ARE THERE ANY GOOD REASONS TO MISS COURT?
Sure there are! Sometimes things happen that are beyond our control, but most can be prevented and that is how a judge will see it. While NEVER MISSING COURT is our primary goal, we understand that we are all only human. AGAIN, NO MATTER THE ISSUE, CALL YOUR BONDSMAN IMMEDIATELY!
Judges may not agree that these are necessarily "good" reasons to miss court. Things like alarm clock issues and car trouble are used and abused by defendants every day. Don't make excuses and NEVER try to lie to a judge. Believe me, they have heard it all.
REALLY BAD REASONS TO MISS COURT
This list goes on and on, but you get the gist.
"My attorney told me"
Attorneys sometimes say things like, "Don't worry about it", "I'll get it passed" etc. You may have the best and most respected attorney around, but don't EVER miss an appointment between you and your judge! Double or even triple check to make 100% sure that you're case has been passed or dismissed. Call your bondsman, call your attorney, and call the court clerk and be absolutely positive you aren't required to show. That being said, its not a bad idea to show up anyway, just in case. Communication is key.
Scared will never go away by running. If you are scared, ask questions. Stay positive. Do all you can to demonstrate responsibility, care and respect. Judges like that. When your actions take you down a scary and uncertain path, ask questions and prepare. Be accountable, deal with it, learn from it, put it behind you, and move forward with your life. This is the ONLY way to live in peace instead of in fear.
We may not have a degree in criminal justice or the ability to even offer legal advice, but we can be supportive and offer encouraging advice for life.
When a defendant fails to appear in court a forfeiture occurs. The judge will issue a warrant and an order upon the surety and bail bondsman to present the total value of the bond, in cash, to the court within a short time frame. Bond forfeitures are "worst case scenarios" for all parties involved in a bond agreement. If a forfeiture occurs, it is very important that the defendant is presented quickly to the court so the judge can set the forfeiture aside.
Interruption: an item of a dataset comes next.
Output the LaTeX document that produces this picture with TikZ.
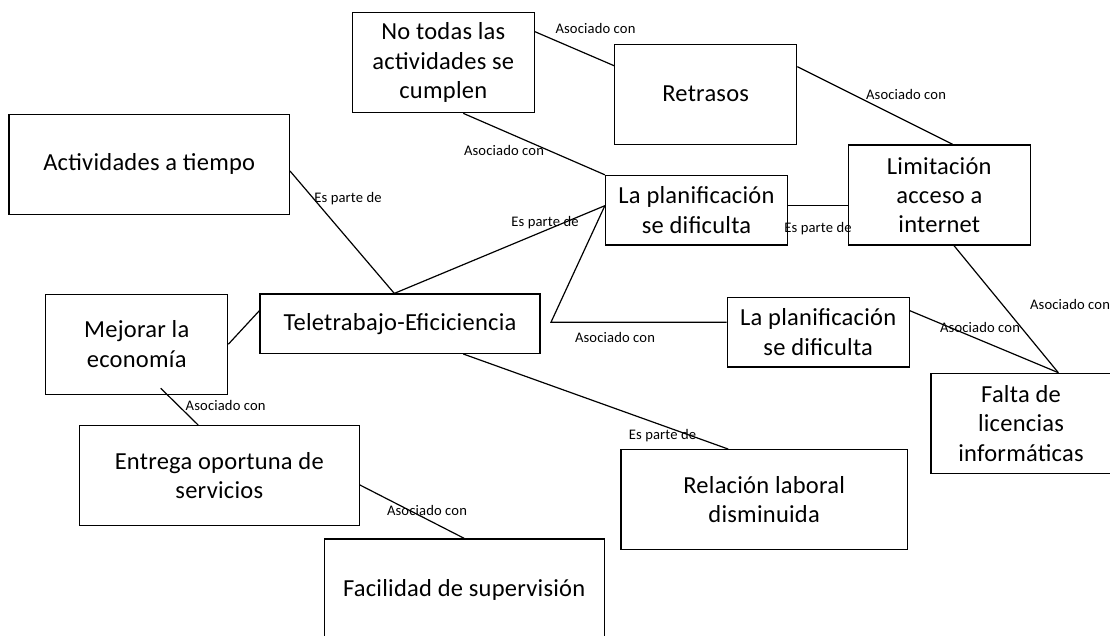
\documentclass[tikz,border=0pt]{standalone}
\usepackage{fontspec}
\setmainfont{Carlito}[LetterSpace=1]
\usepackage{tikz}

\begin{document}
\begin{tikzpicture}[x=1pt, y=-1pt,
    concept/.style={draw=black, line width=1.3pt, align=center, inner sep=2pt,
        minimum width=182pt, minimum height=100pt, font=\fontsize{24.5}{29.3}\selectfont},
    relname/.style={inner sep=0pt, font=\fontsize{14.6}{17}\selectfont},
    link/.style={draw=black, line width=1.2pt}]
    \useasboundingbox (0,0) rectangle (1110,635);
    \clip (0,0) rectangle (1110,635);
    % Boxes
    \node[concept] (no_todas) at (443.3,62.7) {No todas las\\actividades se\\cumplen};
    \node[concept] (retrasos) at (705.7,94.2) {Retrasos};
    \node[concept, minimum height=69.5pt] (plan_top) at (696.5,210.2) {La planificación\\se dificulta};
    \node[concept] (limit_acceso) at (939.3,195) {Limitación\\acceso a\\internet};
    \node[concept, minimum height=69.7pt] (plan_mid) at (818.2,332.2) {La planificación\\se dificulta};
    \node[concept, minimum width=180pt] (falta_lic) at (1021,423.3) {Falta de\\licencias\\informáticas};
    \node[concept, minimum width=286.3pt] (relacion) at (764.2,499.7) {Relación laboral\\disminuida};
    \node[concept, minimum width=280.3pt] (act_tiempo) at (149.2,164.2) {Actividades a tiempo};
    \node[concept, minimum width=280pt, minimum height=59.3pt] (teletrabajo) at (400,323.7) {Teletrabajo-Eficiciencia};
    \node[concept] (mejorar) at (136.7,344.2) {Mejorar la\\economía};
    \node[concept, minimum width=280pt] (entrega) at (219.3,475.8) {Entrega oportuna de\\servicios};
    \node[concept, minimum width=280pt, minimum height=102pt] (facilidad) at (464.2,590) {Facilidad de supervisión};
    \coordinate (codo) at (551,322.2);

    % Links
    \draw[link] ([yshift=31pt]no_todas.east) -- ([yshift=28.5pt]retrasos.west);
    \draw[link] ([yshift=27.5pt]retrasos.east) -- ([xshift=13.4pt]limit_acceso.north);
    \draw[link] ([xshift=20pt]no_todas.south) -- (plan_top.north west);
    \draw[link] ([yshift=-6.8pt]act_tiempo.east) -- ([xshift=-5.7pt]teletrabajo.north);
    \draw[link] ([xshift=-5.7pt]teletrabajo.north) -- ([yshift=4.5pt]plan_top.west);
    \draw[link] ([yshift=4.5pt]plan_top.west) -- (codo) -- (codo -| plan_mid.west);
    \draw[link] ([yshift=4.5pt]plan_top.east) -- ([yshift=-10.7pt]limit_acceso.west);
    \draw[link] ([xshift=14.7pt]limit_acceso.south) -- ([xshift=37.3pt]falta_lic.north);
    \draw[link] ([yshift=21.5pt]plan_mid.east) -- ([xshift=37.3pt]falta_lic.north);
    \draw[link] (mejorar.east) -- ([yshift=13pt]teletrabajo.west);
    \draw[link] ([xshift=63.3pt]teletrabajo.south) -- ([xshift=-36pt]relacion.north);
    \draw[link] ([xshift=24pt,yshift=6.6pt]mejorar.south) -- ([xshift=-21pt]entrega.north);
    \draw[link] ([yshift=-9.2pt]entrega.east) -- (facilidad.north);

    % Link names
    \node[relname] (r_retrasos) at (595.5,28.3) {Asociado con};
    \node[relname] (r_limit) at (906,94.3) {Asociado con};
    \node[relname] (r_notodas) at (504,150) {Asociado con};
    \node[relname] (r_act) at (348,199) {Es parte de};
    \node[relname] (r_plan_top) at (545,222.3) {Es parte de};
    \node[relname] (r_plan_mid) at (615,337.3) {Asociado con};
    \node[relname] (r_acceso) at (818,229) {Es parte de};
    \node[relname] (r_falta_a) at (1070,304.3) {Asociado con};
    \node[relname] (r_falta_b) at (980,327.7) {Asociado con};
    \node[relname] (r_relacion) at (662.5,435.7) {Es parte de};
    \node[relname] (r_entrega) at (225.7,405) {Asociado con};
    \node[relname] (r_facilidad) at (427,510.7) {Asociado con};
\end{tikzpicture}
\end{document}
In the event that the defendant runs or hides, the bail bond company will employ a bail enforcer (bounty hunter) to recover he defendant and surrender them to the appropriate jurisdiction.
A bounty hunter is a skilled professional who is hired by a bail bondsman to find and capture a fugitive in exchange for a monetary reward. Many times the bondsman themselves is a bounty hunter. The "bounty" is typically a percentage of the bail. They are closely monitored by state insurance departments and other licensing authorities.
Gone are the days of "Dead or Alive", but none the less, bounty hunters take their role seriously and will investigate, research, interview, and stake out until their fugitives have been caught. Individuals in this profession usually have a distinct set of qualities, including resourcefulness, intelligence, perseverance, and surprisingly great contacts. Bounty hunters are often former police officers or private investigators and are educated in the field of criminal justice and/or law enforcement and have training in self-defense, firearms and weapons. Bounty hunters are NOT required to have a search warrant to enter a home.